UNC has been without a debate team since the 1990s — but a UNC professor and graduate student are staying engaged with debate through a team at Harvard University.

Christian Lundberg, a professor in UNC’s communication studies department, is an argument consultant for Harvard this year, coaching the team via email, phone and occassional visits.

“Some people take their spare time on the weekends to build things or golf,” he said. “I take my spare time to help people win debate tournaments.”

Lundberg previously coached at Liberty University, Emory University and Northwestern University.

Calum Matheson, a graduate student in communication studies, also consults with Harvard’s team.

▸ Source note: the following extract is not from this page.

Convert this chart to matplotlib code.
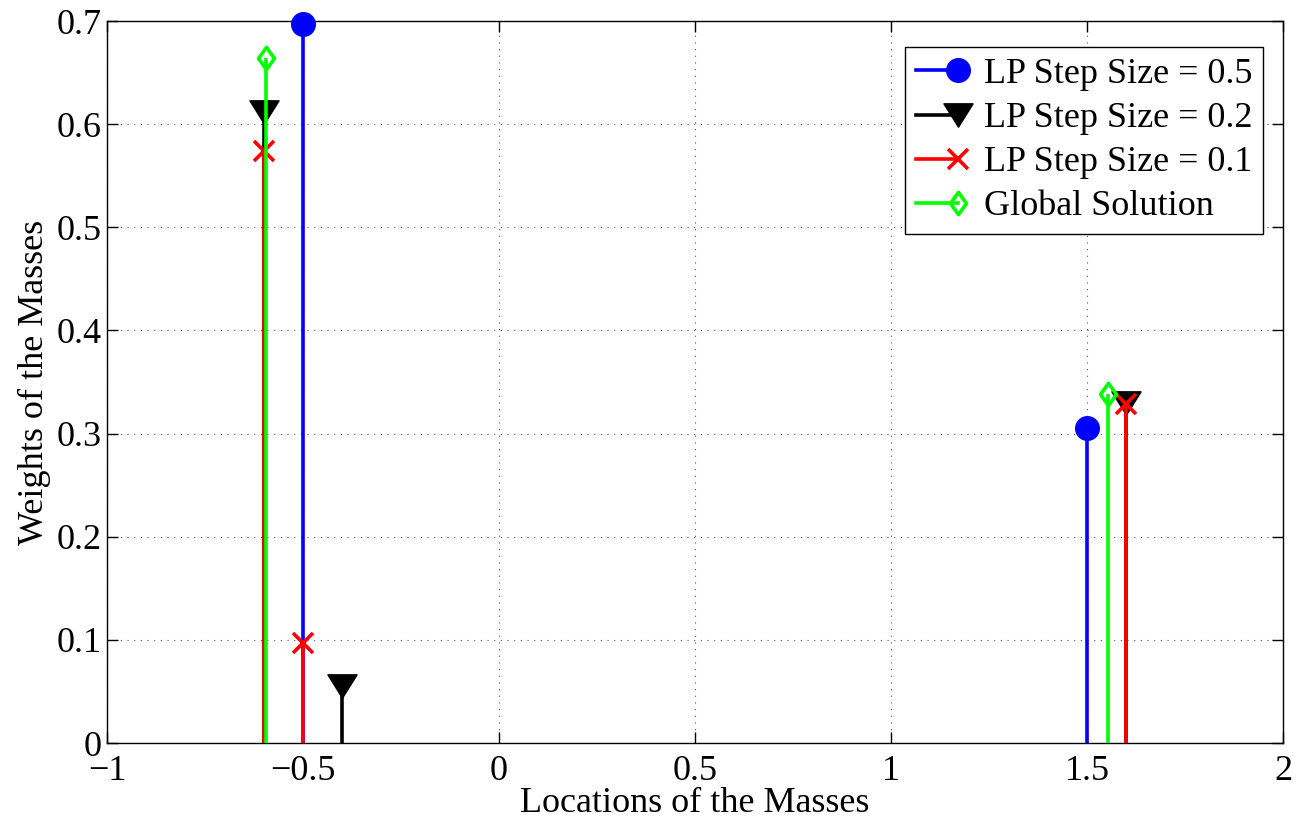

“It doesn’t take a rich, private school to have a successful debate team,” he said. “But to have a debate team — although it would great here, and there are advantages — it’s expensive to run.”

Bill Balthrop, a communication studies professor who coached UNC’s last debate team for 14 years, said the team had to compete on a local and regional level due to the cost.

“(Students) couldn’t develop and grow,” he said. “They wouldn’t be facing as difficult and experienced competition.”

Balthrop said the team’s funding came from student government, the college and the provost’s office, but it wasn’t enough to sustain a competitive team.

Jarrod Atchison, the director of debate at Wake Forest University, said UNC’s reputation attracts top-tier students and faculty that would excel in debate.

“UNC-Chapel Hill could have a successful debate program almost overnight,” he said. “The quality of the staff that is already on campus rivals all of the top debate programs in the country.”

Though there isn’t a competitive debate team at UNC, the Dialectic and Philanthropic Societies, or DiPhi, still meets weekly. DiPhi, a debate and literary organization, was originally established as two separate societies in 1795 and 1796.

“We fall into a weird niche. We’re almost more historical than we are competitive,” said Chester Bissell, president of DiPhi.

Until they merged, the two groups had a fierce rivalry and regularly debated each other.

The DiPhi tradition runs deep throughout UNC’s history and gives students a local outlet for debate, Lundberg said.

“It would just be really great to have a debate team to demonstrate on a national stage that we have some of the best and brightest undergraduates in the country,” he said. “Debate is a magnet for hardworking, talented folk.”